Task requirements
Nothing after the line with "plt.rcParams['axes.unicode_minus'] = False" belongs in the copy; extract the lines below from the top through that line, pictures left out.

########

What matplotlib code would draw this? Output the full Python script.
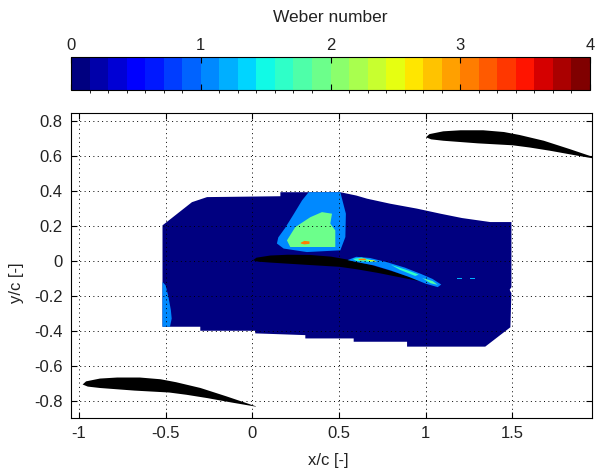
import numpy as np
import matplotlib
matplotlib.use("Agg")
import matplotlib.pyplot as plt
from matplotlib.colors import BoundaryNorm
from matplotlib.cm import ScalarMappable

plt.rcParams['font.family'] = ['Liberation Sans', 'DejaVu Sans']
plt.rcParams['axes.unicode_minus'] = False

# colour scale
n_levels = 28
we_min, we_max = 0, 4
cbar_ticks = [0, 1, 2, 3, 4]
x_ticks = [-1, -0.5, 0, 0.5, 1, 1.5]
x_ticklabels = ['-1', '-0.5', '0', '0.5', '1', '1.5']
y_ticks = [-0.8, -0.6, -0.4, -0.2, 0, 0.2, 0.4, 0.6, 0.8]
y_ticklabels = ['-0.8', '-0.6', '-0.4', '-0.2', '0', '0.2', '0.4', '0.6', '0.8']

# blade profile relative to leading edge (x/c, y/c)
blade_upper_x = [0, 0.02, 0.1, 0.2, 0.33, 0.45, 0.54, 0.68, 0.83, 1.0]
blade_upper_y = [0, 0.018, 0.034, 0.040, 0.040, 0.030, 0.013, -0.020, -0.068, -0.125]
blade_lower_x = [1.0, 0.87, 0.72, 0.6, 0.5, 0.3, 0.1, 0.03, 0]
blade_lower_y = [-0.127, -0.105, -0.078, -0.059, -0.046, -0.035, -0.020, -0.012, 0]
# leading edges of the three blades in the cascade (middle one partly hidden by the field)
blade_le_x = [-0.979, 0.004, 1.002]
blade_le_y = [-0.708, 0.004, 0.709]
blade_visible_thickness = [1.0, 0.75, 1.0]

# measured Weber number regions: outline + level
domain_x = [-0.518, -0.348, -0.261, 0.162, 0.162, 0.508, 0.60, 0.662, 0.796, 0.950, 1.085, 1.21, 1.373,
            1.495, 1.495, 1.485, 1.495, 1.489, 1.344, 0.893, 0.893, 0.585, 0.585, 0.306, 0.306, 0.017,
            0.017, -0.30, -0.30, -0.518]
domain_y = [0.204, 0.337, 0.366, 0.371, 0.394, 0.394, 0.375, 0.357, 0.328, 0.300, 0.271, 0.246, 0.223,
            0.223, -0.150, -0.165, -0.185, -0.38, -0.491, -0.491, -0.463, -0.463, -0.444, -0.444, -0.425,
            -0.415, -0.40, -0.40, -0.377, -0.377]
domain_we = 0.05

wake_x = [0.325, 0.287, 0.240, 0.190, 0.150, 0.142, 0.181, 0.315, 0.508, 0.537, 0.540, 0.508]
wake_y = [0.394, 0.347, 0.270, 0.190, 0.135, 0.100, 0.071, 0.051, 0.061, 0.137, 0.271, 0.394]
wake_we = 1.0

core_x = [0.402, 0.335, 0.248, 0.200, 0.219, 0.479, 0.479, 0.450, 0.460]
core_y = [0.280, 0.251, 0.194, 0.118, 0.080, 0.080, 0.175, 0.214, 0.271]
core_we = 1.9

spot_x = [0.28, 0.30, 0.33, 0.33, 0.30, 0.28]
spot_y = [0.105, 0.115, 0.112, 0.098, 0.095, 0.100]
spot_we = 3.1

edge_x = [-0.518, -0.50, -0.485, -0.47, -0.465, -0.475, -0.518]
edge_y = [-0.12, -0.14, -0.20, -0.28, -0.33, -0.377, -0.377]
edge_we = 1.0

film_x = [0.55, 0.60, 0.68, 0.78, 0.88, 0.97, 1.04, 1.09, 1.07, 1.00, 0.90, 0.80, 0.70, 0.60]
film_y = [0.005, 0.024, 0.017, -0.008, -0.038, -0.073, -0.103, -0.135, -0.150, -0.130, -0.090, -0.055, -0.025, -0.006]
film_we = 1.0

film_mid_x = [[0.58, 0.63, 0.70, 0.68, 0.60], [0.80, 0.90, 0.96, 0.94, 0.85], [0.98, 1.04, 1.07, 1.03]]
film_mid_y = [[0.012, 0.020, 0.002, -0.006, 0.0], [-0.022, -0.055, -0.078, -0.086, -0.050], [-0.098, -0.115, -0.137, -0.128]]
film_mid_we = [1.7, 1.6, 1.8]

film_hot_x = [[0.66, 0.70, 0.72, 0.68], [0.61, 0.65, 0.66, 0.62]]
film_hot_y = [[0.006, 0.004, -0.004, -0.002], [0.012, 0.014, 0.004, 0.004]]
film_hot_we = [2.5, 3.1]

specks_x = [[1.18, 1.21, 1.21, 1.18], [1.255, 1.285, 1.285, 1.255]]
specks_y = [[-0.097, -0.097, -0.105, -0.105], [-0.097, -0.097, -0.105, -0.105]]
specks_we = [1.2, 1.2]

cmap = plt.get_cmap('jet', n_levels)
norm = BoundaryNorm(np.linspace(we_min, we_max, n_levels + 1), n_levels)

fig = plt.figure(figsize=(5.96, 4.70), dpi=100)
ax = fig.add_axes([71 / 596, 1 - 418 / 470, 521 / 596, 305 / 470])
cax = fig.add_axes([71 / 596, 1 - 90 / 470, 519 / 596, 33 / 470])

def region(xs, ys, we, z=1):
    ax.fill(xs, ys, color=cmap(norm(we)), lw=0, zorder=z)

region(domain_x, domain_y, domain_we)
region(wake_x, wake_y, wake_we)
region(core_x, core_y, core_we)
region(spot_x, spot_y, spot_we)
region(edge_x, edge_y, edge_we)
for xs, ys, we in zip(specks_x, specks_y, specks_we):
    region(xs, ys, we)

# blades
for lx, ly, th in zip(blade_le_x, blade_le_y, blade_visible_thickness):
    ux = np.array(blade_upper_x)
    lwx = np.array(blade_lower_x)
    # camber line approx: mean of surfaces, thickness scaled about it
    uy = np.array(blade_upper_y)
    ly_ = np.array(blade_lower_y)
    mid_u = 0.5 * (uy + np.interp(ux, lwx[::-1], ly_[::-1]))
    mid_l = 0.5 * (ly_ + np.interp(lwx, ux, uy))
    uy = mid_u + th * (uy - mid_u)
    ly_ = mid_l + th * (ly_ - mid_l)
    bx = np.r_[ux, lwx] + lx
    by = np.r_[uy, ly_] + ly
    ax.fill(bx, by, color='k', lw=0, zorder=1.5)

# liquid film on suction side, drawn over the blade
region(film_x, film_y, film_we, 1.6)
for xs, ys, we in zip(film_mid_x, film_mid_y, film_mid_we):
    region(xs, ys, we, 1.7)
for xs, ys, we in zip(film_hot_x, film_hot_y, film_hot_we):
    region(xs, ys, we, 1.8)

ax.set_xlim(-1.046, 1.96)
ax.set_ylim(-0.90, 0.848)
ax.set_xticks(x_ticks)
ax.set_xticklabels(x_ticklabels)
ax.set_yticks(y_ticks)
ax.set_yticklabels(y_ticklabels)
ax.grid(True, color='k', linestyle=(0, (1, 3.5)), linewidth=0.7)
ax.set_axisbelow(False)
ax.tick_params(direction='in', top=True, right=True, length=4, width=0.8,
               labelsize=12, labelcolor='#222222', pad=6)
for s in ax.spines.values():
    s.set_linewidth(0.8)

fig.text(328 / 596, 1 - 460 / 470, 'x/c [-]', ha='center', va='center', fontsize=12, color='#222222')
fig.text(17 / 596, 1 - 283 / 470, 'y/c [-]', ha='center', va='center', rotation=90, fontsize=12, color='#222222')

cb = fig.colorbar(ScalarMappable(norm=norm, cmap=cmap), cax=cax, orientation='horizontal', ticks=cbar_ticks)
cb.outline.set_linewidth(0.8)
cax.tick_params(direction='in', top=True, bottom=True, labeltop=True, labelbottom=False,
                length=4, width=0.8, labelsize=12, labelcolor='#222222', pad=3)
cax.set_xticklabels([str(t) for t in cbar_ticks])
fig.text(330 / 596, 1 - 17 / 470, 'Weber number', ha='center', va='center', fontsize=12.5, color='#222222')

fig.savefig('out.png', dpi=100)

########

The output
What matplotlib code would draw this? Output the full Python script.
import numpy as np
import matplotlib
matplotlib.use("Agg")
import matplotlib.pyplot as plt
from matplotlib.colors import BoundaryNorm
from matplotlib.cm import ScalarMappable

plt.rcParams['font.family'] = ['Liberation Sans', 'DejaVu Sans']
plt.rcParams['axes.unicode_minus'] = False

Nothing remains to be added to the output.